Apparently, the Pope has written a forward (or preface, or something) to a book in the process of being published by James Martin. I haven't read the forward (or preface, or whatever), nor have I looked closely into the book or what it's about. According to a couple of podcasts that I've heard refer to the book, the expectation is that the book is an invitation to those suffering with LGBTQPZ+ disorders to "come out" (of the closet), and that the book places this invitation in the context of Jesus' command to Lazarus to "come forth" from the tomb.
Given the work done by James Martin, I suspect that most of what people (those who would support the book and those who would oppose it) think about the book is correct in terms of what its basic message will be.
But there really is something for those in the LGBTQPZ+ lifestyle to find and appreciate in the episode of Lazarus' death and in Jesus' act of calling him forth from the tomb. There is a very real way in which such people are always invited by the Church to "come out:" They are invited to come forth from the tomb.

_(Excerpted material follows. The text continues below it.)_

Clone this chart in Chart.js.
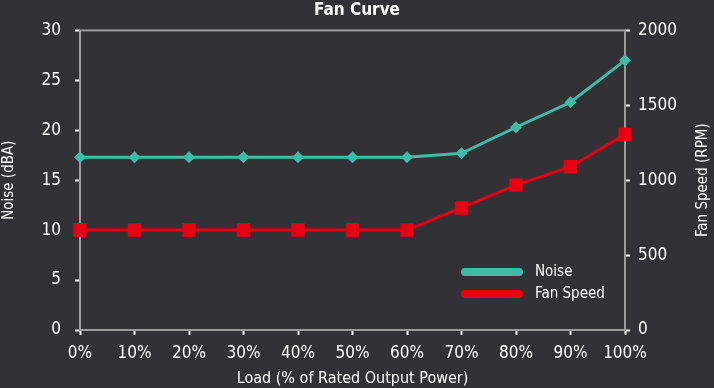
<!DOCTYPE html>
<html>
<head>
<meta charset="utf-8">
<script src="https://cdn.jsdelivr.net/npm/chart.js@4/dist/chart.umd.min.js"></script>
<style>
html,body{margin:0;padding:0;background:#323136;}
#wrap{width:714px;height:388px;position:relative;}
</style>
</head>
<body>
<div id="wrap"><canvas id="c" width="714" height="388"></canvas></div>
<script>
// data
const loads = ['0%','10%','20%','30%','40%','50%','60%','70%','80%','90%','100%'];
const noiseDBA = [17.3,17.3,17.3,17.3,17.3,17.3,17.3,17.7,20.3,22.8,27.0];
const fanRPM = [667,667,667,667,667,667,667,815,967,1090,1305];
const noiseTicks = [0,5,10,15,20,25,30];
const rpmTicks = [0,500,1000,1500,2000];

const FONT = '"DejaVu Sans Condensed","Liberation Sans Narrow","Roboto",sans-serif';
const TEAL = '#3fbba6', RED = '#e60012', BORDER = '#9b9b9b';

// frame around the plot area, legend inside it, right axis title
const frame = {
  id:'frame',
  beforeDatasetsDraw(ch){
    const a=ch.chartArea, x=ch.ctx;
    x.save(); x.strokeStyle=BORDER; x.lineWidth=2;
    x.strokeRect(a.left,a.top,a.right-a.left,a.bottom-a.top); x.restore();
  },
  afterDraw(ch){
    const a=ch.chartArea, x=ch.ctx;
    x.save(); x.lineCap='round'; x.lineWidth=8;
    x.font='15px '+FONT; x.fillStyle='#fff'; x.textBaseline='middle';
    ch.data.datasets.forEach((d,i)=>{
      const y=a.bottom-58+i*22, lx=a.right-160;
      x.strokeStyle=d.borderColor;
      x.beginPath(); x.moveTo(lx,y); x.lineTo(lx+54,y); x.stroke();
      x.fillText(d.label,lx+70,y);
    });
    x.translate(ch.width-11,(a.top+a.bottom)/2); x.rotate(-Math.PI/2);
    x.textAlign='center'; x.fillText('Fan Speed (RPM)',0,0);
    x.restore();
  }
};

function yAxis(pos,w,title,ticks,max,pad){
  return {
    position:pos, min:0, max:max,
    afterFit(s){ s.width=w; },
    afterBuildTicks(s){ s.ticks=ticks.map(v=>({value:v})); },
    grid:{drawOnChartArea:false, drawTicks:true, tickLength:5, tickColor:'#fff', tickWidth:2},
    border:{display:false},
    ticks:{color:'#fff', font:{family:FONT,size:17}, padding:pad, callback:v=>String(v)},
    title:{display:!!title, text:title, color:'#fff', font:{family:FONT,size:15}, padding:{top:0,bottom:2}}
  };
}

new Chart(document.getElementById('c'),{
  type:'line',
  data:{labels:loads,datasets:[
    {label:'Noise',data:noiseDBA,yAxisID:'y',borderColor:TEAL,backgroundColor:TEAL,borderWidth:3,
     pointStyle:'rectRot',pointRadius:6,pointBorderWidth:0,tension:0},
    {label:'Fan Speed',data:fanRPM,yAxisID:'y1',borderColor:RED,backgroundColor:RED,borderWidth:3,
     pointStyle:'rect',pointRadius:9.5,pointBorderWidth:0,tension:0}
  ]},
  options:{
    responsive:false, animation:false,
    layout:{padding:{left:0,right:0,top:0,bottom:0}},
    plugins:{
      legend:{display:false}, tooltip:{enabled:false},
      title:{display:true,text:'Fan Curve',color:'#fff',font:{family:FONT,size:17,weight:'bold'},padding:{top:0,bottom:10}}
    },
    scales:{
      x:{
        offset:false,
        afterFit(s){ s.height=58; },
        grid:{drawOnChartArea:false, drawTicks:true, tickLength:5, tickColor:'#fff', tickWidth:2},
        border:{display:false},
        ticks:{color:'#fff', font:{family:FONT,size:17}, padding:8, maxRotation:0, autoSkip:false},
        title:{display:true,text:'Load (% of Rated Output Power)',color:'#fff',font:{family:FONT,size:16},padding:{top:0,bottom:0}}
      },
      y:yAxis('left',80,'Noise (dBA)',noiseTicks,30,14),
      y1:yAxis('right',89,'',rpmTicks,2000,8)
    }
  },
  plugins:[frame]
});
</script>
</body>
</html>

The tomb is the tomb of sin. It's the death of the soul. It's the slavery of the person to the disorder, whether physical, psychological, or spiritual, that keeps him or her active in or attracted to his or her deviant lifestyle. Those who are in or attracted to a sexually deviant lifestyle, of whatever letter, are invited to leave the tomb of that disorder and enter into the world of life. The Church calls them to "come out" of that grave into the life of the Grace of Jesus Christ and the love of His Sacred Heart. The Church calls them to repent of their sins, abandon their disordered affections, and enter into the Communion of Saints.
This is probably not what James Martin means by relating the episode of Lazarus in the tomb to the lives of those with LGBTQPZ+ disorders. But it should be.